9. Their Lordships of the Supreme Court in Allarakha K. Mansuri v. State of Gujarat, 2002 (1) RCR (Cri.) 748, held that where, in a case, two
views are possible, the one which favours the accused, has to be adopted by the Court.
10. A Division Bench of this Court in State of Punjab v. Hansa Singh, 2001 (1) RCR (Cri.) 775, while dealing with an appeal against acquittal, has
opined as under:-
We are of the opinion that the matter would have to be examined in the light of the observations of the Hon''ble Supreme Court in Ashok Kumar
Vs. State of Rajasthan, , which are that interference in an appeal against acquittal would be called for only if the judgment under appeal were
perverse or based on a mis-reading of the evidence and merely because the appellate Court was inclined to take a different view, could not be a
reason calling for interference.
11. Similarly, in State of Goa Vs. Sanjay Thakran and Another, and in Chandrappa and Others Vs. State of Karnataka, , it was held that where, in
a case, two views are possible, the one which favours the accused has to be adopted by the Court.
12. In Mrinal Das & others v. The State of Tripura, 2011 (9) SCC 479, decided on September 5, 2011, the Supreme Court, after looking into
many earlier judgments, has laid down parameters, in which interference can be made in a judgment of acquittal, by observing as under:
An order of acquittal is to be interfered with only when there are ""compelling and substantial reasons"", for doing so. If the order is ""clearly
unreasonable"", it is a compelling reason for interference. When the trial Court has ignored the evidence or misread the material evidence or has
ignored material documents like dying declaration/report of ballistic experts etc., the appellate court is competent to reverse the decision of the trial
Court depending on the materials placed.
13. Similarly, in the case of State of Rajasthan Vs. Shera Ram @ Vishnu Dutta, , the Hon''ble Supreme Court has observed as under:-
7. A judgment of acquittal has the obvious consequence of granting freedom to the accused. This Court has taken a consistent view that unless the
judgment in appeal is contrary to evidence, palpably erroneous or a view which could not have been taken by the court of competent jurisdiction
keeping in view the settled canons of criminal jurisprudence, this Court shall be reluctant to interfere with such judgment of acquittal.

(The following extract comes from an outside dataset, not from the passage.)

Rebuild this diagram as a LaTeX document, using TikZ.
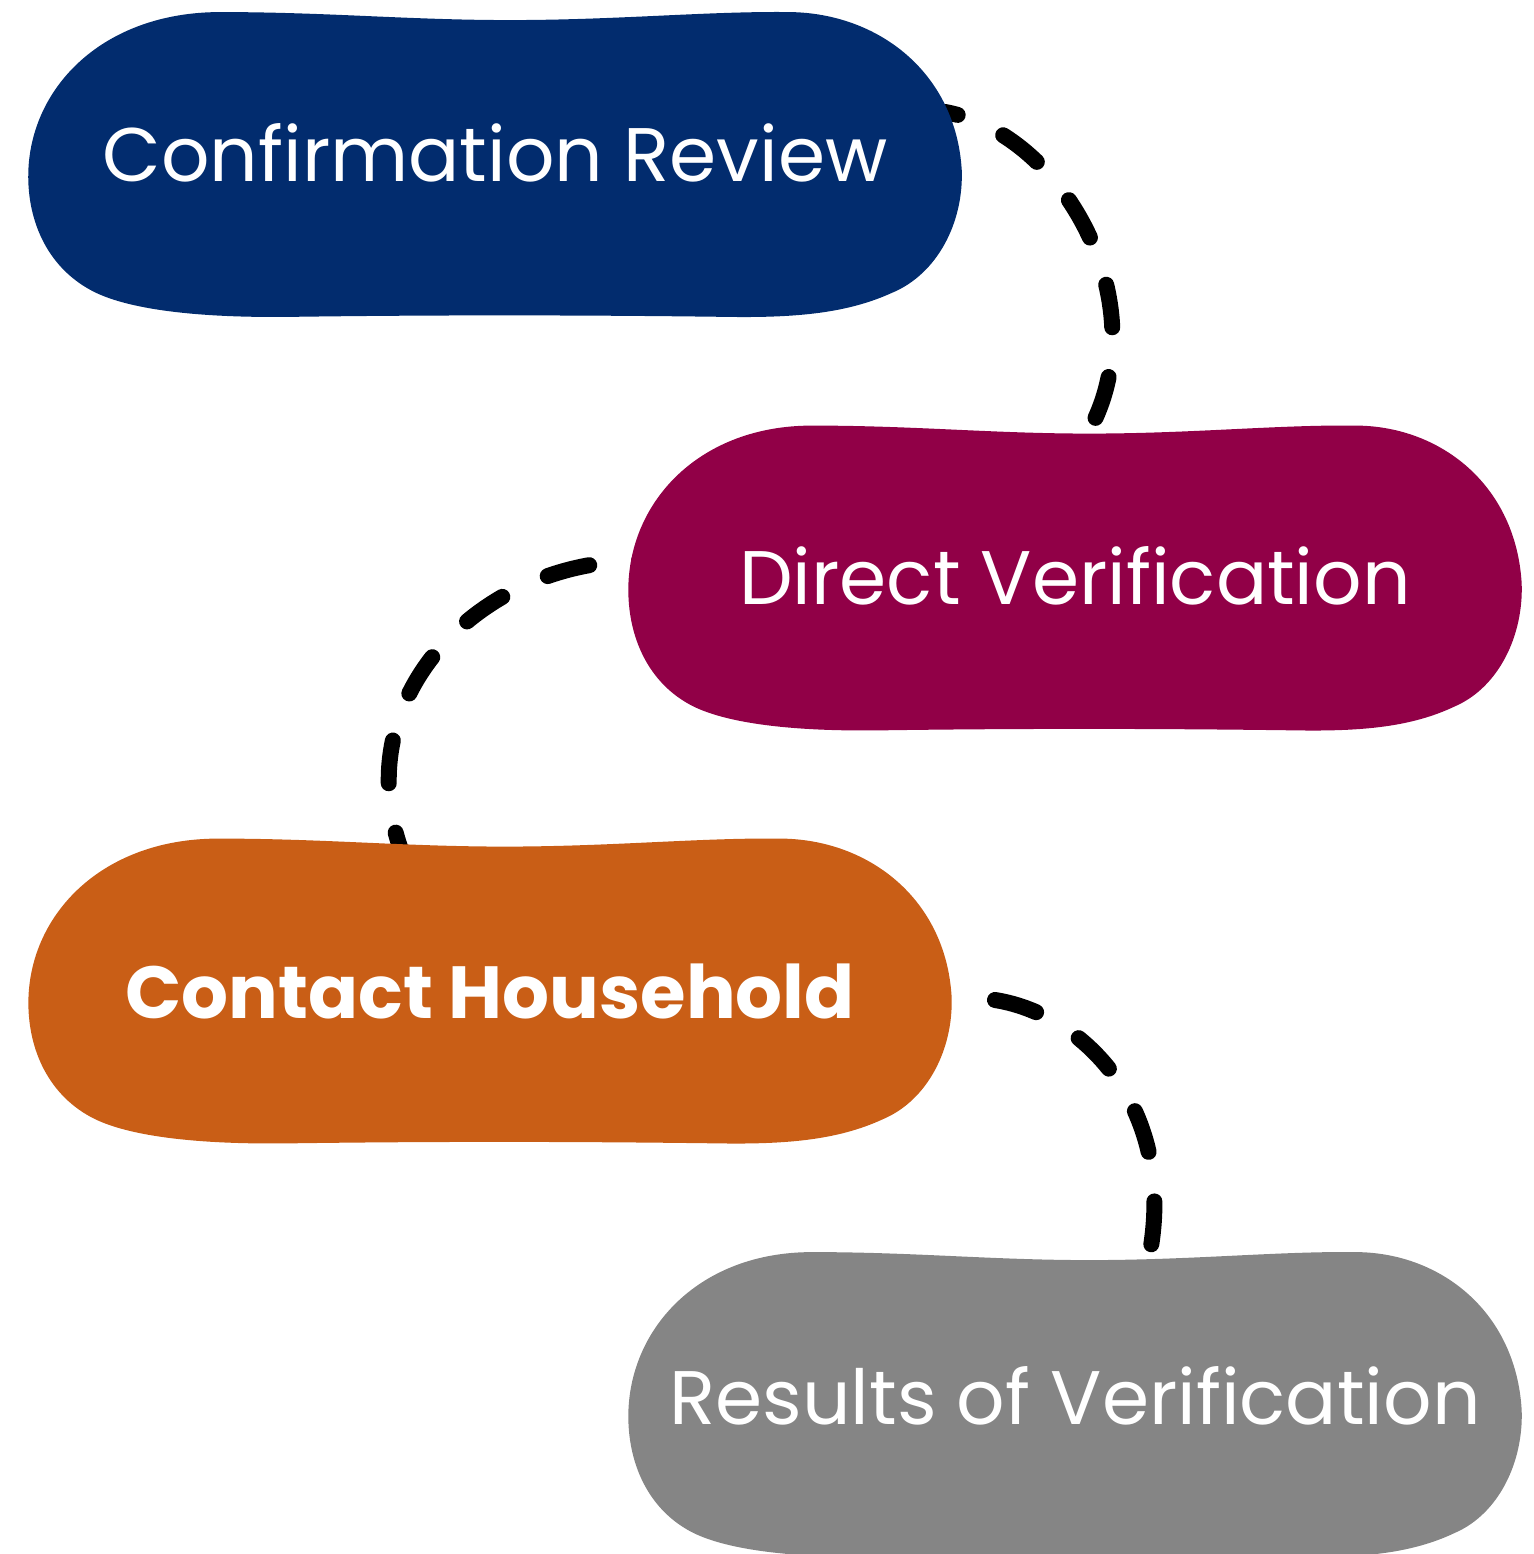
\documentclass[tikz,border=0pt]{standalone}
\usepackage{fontspec}
\setmainfont{Poppins}
\usepackage{tikz}
\usetikzlibrary{positioning,calc}

\definecolor{reviewblue}{RGB}{2,44,110}
\definecolor{directred}{RGB}{145,0,71}
\definecolor{contactorange}{RGB}{201,94,22}
\definecolor{resultsgray}{RGB}{133,133,133}

\newcommand\steptext{\fontsize{21.6pt}{26pt}\selectfont}
\newcommand\boldtext{\fontsize{21pt}{26pt}\selectfont\bfseries}

\pgfdeclarelayer{bg}
\pgfdeclarelayer{blobs}
\pgfsetlayers{bg,blobs,main}

% outline of one blob, 934 x 306 units, origin top left
\def\blobpath{(0,161) .. controls (2,75) and (75,0) .. (192,0)
  .. controls (300,0) and (380,8) .. (482,8)
  .. controls (590,8) and (680,-1) .. (762,0)
  .. controls (850,1) and (928,60) .. (934,158)
  .. controls (936,210) and (910,262) .. (864,281)
  .. controls (820,301) and (770,306) .. (700,305)
  .. controls (550,303) and (400,303) .. (260,305)
  .. controls (160,306) and (100,296) .. (68,281)
  .. controls (20,258) and (-1,210) .. cycle}

\tikzset{
  stepbox/.style={minimum height=3.06cm, inner sep=0pt, outer sep=0pt,
    text=white, font=\steptext, text height=0.53cm, text depth=0pt},
  link/.style={line width=0.16cm, line cap=round, dash pattern=on 0.43cm off 0.50cm}
}

\begin{document}
\begin{tikzpicture}
\useasboundingbox (0,0) rectangle (15.34,-15.54);

\node[stepbox, minimum width=9.34cm, text depth=0.2cm] (review) at (4.95,-1.65) {Confirmation Review};
\node[stepbox, minimum width=8.94cm] (direct) at (10.75,-5.785) {Direct Verification};
\node[stepbox, minimum width=9.24cm, font=\boldtext] (contact) at (4.90,-9.915) {Contact Household};
\node[stepbox, minimum width=8.94cm, text depth=0.14cm] (results) at (10.75,-14.05) {Results of Verification};

% blobs behind the labels
\begin{pgfonlayer}{blobs}
  \foreach \n/\c/\w in {review/reviewblue/1, direct/directred/0.957,
                        contact/contactorange/0.989, results/resultsgray/0.957}
    \fill[\c, shift={(\n.center)}, xscale=\w, x=0.01cm, y=-0.01cm, shift={(-467,-153)}] \blobpath;
\end{pgfonlayer}

\begin{pgfonlayer}{bg}
  \draw[link, dash phase=0.30cm] ([shift={(-0.17,0.53)}]review.east)
    .. controls +(1.25,-0.23) and +(0.85,1.25) .. ([shift={(0.05,-0.20)}]direct.north);
  \draw[link, dash phase=0.42cm] ([shift={(0.12,0.175)}]direct.west)
    .. controls +(-1.60,0.02) and +(-0.65,1.60) .. ([shift={(-0.85,-0.22)}]contact.north);
  \draw[link] ([shift={(0.43,-0.085)}]contact.east)
    .. controls +(0.95,-0.15) and +(0.40,1.55) .. ([shift={(0.70,-0.23)}]results.north);
\end{pgfonlayer}
\end{tikzpicture}
\end{document}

8. The penal laws in India are primarily based upon certain fundamental procedural values, which are right to fair trial and presumption of
innocence. A person is presumed to be innocent till proven guilty and once held to be not guilty of a criminal charge, he enjoys the benefit of such
presumption which could be interfered with only for valid and proper reasons. An appeal against acquittal has always been differentiated from a
normal appeal against conviction. Wherever there is perversity of facts and/or law appearing in the judgment, the appellate court would be within
its jurisdiction to interfere with the judgment of acquittal, but otherwise such interference is not called for.
14. Thereafter, in the above case a large number of judgments were discussed and then it was opined as under:-
10. There is a very thin but a fine distinction between an appeal against conviction on the one hand and acquittal on the other. The preponderance
of judicial opinion of this Court is that there is no substantial difference between an appeal against conviction and an appeal against acquittal except
that while dealing with an appeal against acquittal the Court keeps in view the position that the presumption of innocence in favour of the accused
has been fortified by his acquittal and if the view adopted by the High Court is a reasonable one and the conclusion reached by it had its grounds
well set out on the materials on record, the acquittal may not be interfered with. Thus, this fine distinction has to be kept in mind by the Court while
exercising its appellate jurisdiction. The golden rule is that the Court is obliged and it will not abjure its duty to prevent miscarriage of justice, where
interference is imperative and the ends of justice so require and it is essential to appease the judicial conscience.
15. Counsel for the applicant has failed to indicate any misreading of evidence on the part of the trial Judge which may necessitate interference by
this Court. Dismissed.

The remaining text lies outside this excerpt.